Jimmy Duffy
- School: St Joseph's Patrician College

Rugby union career
- Position(s): Lock, number eight

Provincial / State sides
- Years: Team / Apps / (Points)
- 1998-: Connacht

Coaching career
- Years: Team
- 2015-2021: Connacht (forwards)
- 2022: Ireland under-20 (forwards)
- 2022-24: Western Force (forwards)
- 2024-2026: Ulster (forwards)
- 2026-: Munster (forwards)

= Jimmy Duffy (rugby union) =

Jimmy Duffy is an Irish rugby union coach. As of 2026 he is forwards coach for Munster. He was previously forwards coach for Connacht, Ireland under-20s, Western Force and Ulster.

Born in Galway, he played association football at underage level, and had trials with Everton, Nottingham Forest and Manchester City. He also played Gaelic football for St James'. He attended St Joseph's Patrician College, where he started playing rugby at the age of 15, playing at lock or number eight, and won the Connacht Schools' Cup in 1994. He represented Ireland at under-21 and 'A' level, and played provincial rugby for Connacht, making more than 20 appearances, but had to retire from playing at 20 after being diagnosed with a heart condition.

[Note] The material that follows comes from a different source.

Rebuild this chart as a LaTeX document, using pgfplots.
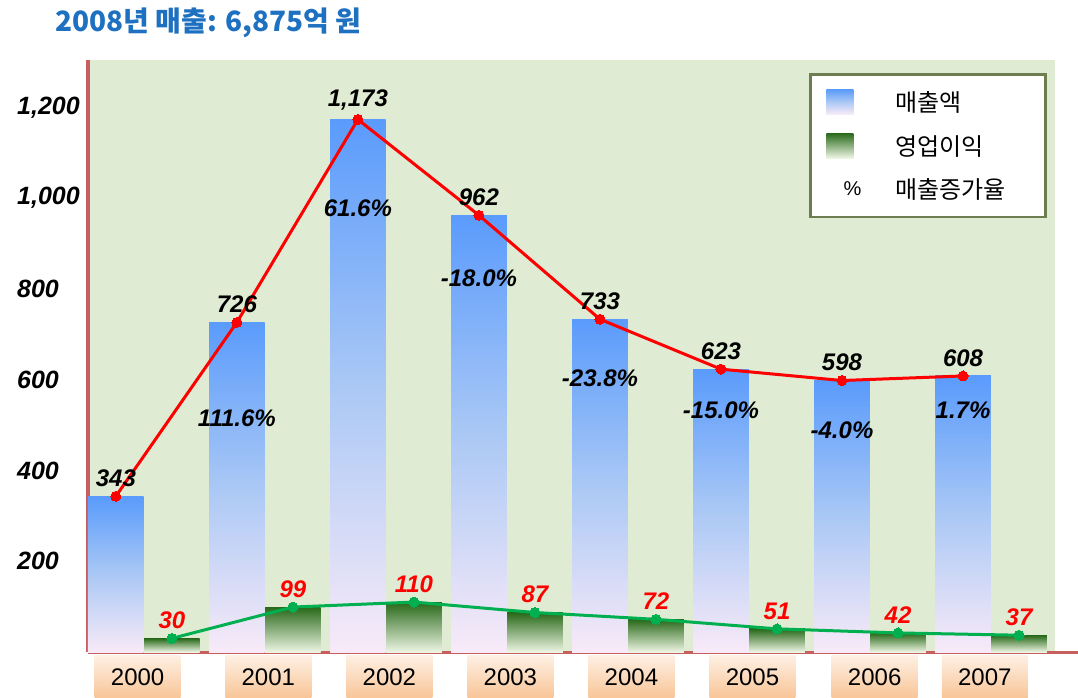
\documentclass[border=0pt]{standalone}
\usepackage{pgfplots}
\pgfplotsset{compat=1.18}
\usepackage{fontspec}
\setmainfont{Liberation Sans}
\newfontfamily\kr{Noto Sans CJK KR}
\definecolor{bgreen}{RGB}{224,235,211}
\definecolor{axred}{RGB}{200,95,95}
\definecolor{blutop}{RGB}{90,155,252}
\definecolor{blumid}{RGB}{170,200,245}
\definecolor{blubot}{RGB}{248,234,248}
\definecolor{grtop}{RGB}{40,105,25}
\definecolor{grbot}{RGB}{238,245,228}
\definecolor{lred}{RGB}{255,0,0}
\definecolor{lgreen}{RGB}{0,176,80}
\definecolor{ttl}{RGB}{30,112,192}
\definecolor{orgtop}{RGB}{254,240,228}
\definecolor{orgbot}{RGB}{248,196,148}
\definecolor{lgdborder}{RGB}{110,125,80}

\begin{document}
\begin{tikzpicture}
\useasboundingbox (0,0) rectangle (1078pt,-698pt);
\node[anchor=west, inner sep=0pt, text=ttl, font=\kr\bfseries\fontsize{28}{28}\selectfont] at (55pt,-23pt) {2008년 매출: 6,875억 원};
\begin{axis}[
  at={(88pt,-652pt)}, anchor=south west,
  scale only axis, width=967pt, height=592pt,
  xmin=-0.23, xmax=7.76, ymin=0, ymax=1304,
  clip=false,
  axis background/.style={fill=bgreen},
  axis x line*=bottom, axis y line*=left,
  axis line style={draw=axred, line width=3pt, -},
  x axis line style={shorten >=-23pt},
  major tick length=0pt,
  tick style={draw=none},
  /pgf/number format/assume math mode=true,
  /pgf/number format/1000 sep={,},
  scaled y ticks=false,
  ytick={200,400,600,800,1000,1200},
  yticklabel style={anchor=west, xshift=-71pt, inner sep=0pt, font=\bfseries\itshape\fontsize{25}{25}\selectfont},
  xtick={0.18,1.26,2.26,3.26,4.26,5.26,6.27,7.18},
  xticklabels={2000,2001,2002,2003,2004,2005,2006,2007},
  xticklabel style={anchor=north, yshift=-3pt, minimum width=86pt, minimum height=44pt, inner sep=0pt, top color=orgtop, bottom color=orgbot, font=\fontsize{24}{24}\selectfont, text=black},
  legend style={at={(rel axis cs:0.9917,0.978)}, anchor=north east, draw=lgdborder, line width=2.5pt, fill=white,
    inner xsep=16pt, inner ysep=15pt, row sep=18pt,
    font=\kr\fontsize{24}{24}\selectfont, legend cell align=left,
    /tikz/every odd column/.append style={column sep=32pt}},
  bluebar/.style={ybar, bar width=0.46, bar shift=0pt, draw=none, top color=blutop, bottom color=blubot, middle color=blumid, forget plot},
  greenbar/.style={ybar, bar width=0.46, bar shift=0pt, draw=none, top color=grtop, bottom color=grbot, forget plot},
]
% revenue bars (one path per bar so each bar gets its own gradient)
\addplot[bluebar] coordinates {(0,343)};
\addplot[bluebar] coordinates {(1,726)};
\addplot[bluebar] coordinates {(2,1173)};
\addplot[bluebar] coordinates {(3,962)};
\addplot[bluebar] coordinates {(4,733)};
\addplot[bluebar] coordinates {(5,623)};
\addplot[bluebar] coordinates {(6,598)};
\addplot[bluebar] coordinates {(7,608)};
% operating profit bars
\addplot[greenbar] coordinates {(0.463,30)};
\addplot[greenbar] coordinates {(1.463,99)};
\addplot[greenbar] coordinates {(2.463,110)};
\addplot[greenbar] coordinates {(3.463,87)};
\addplot[greenbar] coordinates {(4.463,72)};
\addplot[greenbar] coordinates {(5.463,51)};
\addplot[greenbar] coordinates {(6.463,42)};
\addplot[greenbar] coordinates {(7.463,37)};
\addplot[lred, line width=3pt, mark=*, mark size=5pt, mark options={fill=lred, draw=lred, line width=0pt}, forget plot,
  nodes near coords, nodes near coords style={font=\bfseries\itshape\fontsize{24}{24}\selectfont, text=black, anchor=south, yshift=6pt}]
  coordinates {(0,343) (1,726) (2,1173) (3,962) (4,733) (5,623) (6,598) (7,608)};
\addplot[lgreen, line width=3pt, mark=*, mark size=5pt, mark options={fill=lgreen, draw=lgreen, line width=0pt}, forget plot,
  nodes near coords, nodes near coords style={font=\bfseries\itshape\fontsize{24}{24}\selectfont, text=lred, anchor=south, yshift=6pt}]
  coordinates {(0.463,30) (1.463,99) (2.463,110) (3.463,87) (4.463,72) (5.463,51) (6.463,42) (7.463,37)};
\tikzset{pct/.style={font=\bfseries\itshape\fontsize{24}{24}\selectfont, text=black}}
\node[pct] at (axis cs:1,515) {111.6\%};
\node[pct] at (axis cs:2,978) {61.6\%};
\node[pct] at (axis cs:3,824) {-18.0\%};
\node[pct] at (axis cs:4,604) {-23.8\%};
\node[pct] at (axis cs:5,533) {-15.0\%};
\node[pct] at (axis cs:6,489) {-4.0\%};
\node[pct] at (axis cs:7,533) {1.7\%};
\addlegendimage{legend image code/.code={\shade[draw=none,top color=blutop,bottom color=blubot,middle color=blumid] (0pt,-12pt) rectangle (27pt,13pt);}}
\addlegendentry{매출액}
\addlegendimage{legend image code/.code={\shade[draw=none,top color=grtop,bottom color=grbot] (0pt,-12pt) rectangle (27pt,13pt);}}
\addlegendentry{영업이익}
\addlegendimage{legend image code/.code={\node[font=\rmfamily\fontsize{20}{20}\selectfont, inner sep=0pt] at (16pt,0pt) {\%};}}
\addlegendentry{매출증가율\hspace*{22pt}}
\end{axis}
\end{tikzpicture}
\end{document}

After three years away from rugby, he started coaching at Our Lady's Boys Club. He worked as an elite player development officer for the Connacht academy and as a coach development officer at grassroots level, before being appointed Connacht's forwards coach under Pat Lam in 2015. He was part of the Connacht coaching team that led the province to the 2015-16 Pro12 title. He worked under Lam's successor Andy Friend from 2018, but turned down a contract extension in 2021. He became forwards coach for the Ireland under-20s, under head coach Richie Murphy, for the grand-slam winning 2022 under-20 Six Nations campaign, then joined Australian franchise Western Force as forwards coach. After two seasons in Super Rugby, he left in 2024 to join Ulster as forwards coach, reuniting with head coach Richie Murphy. He moved to Munster as forwards coach ahead of the 2026-27 season.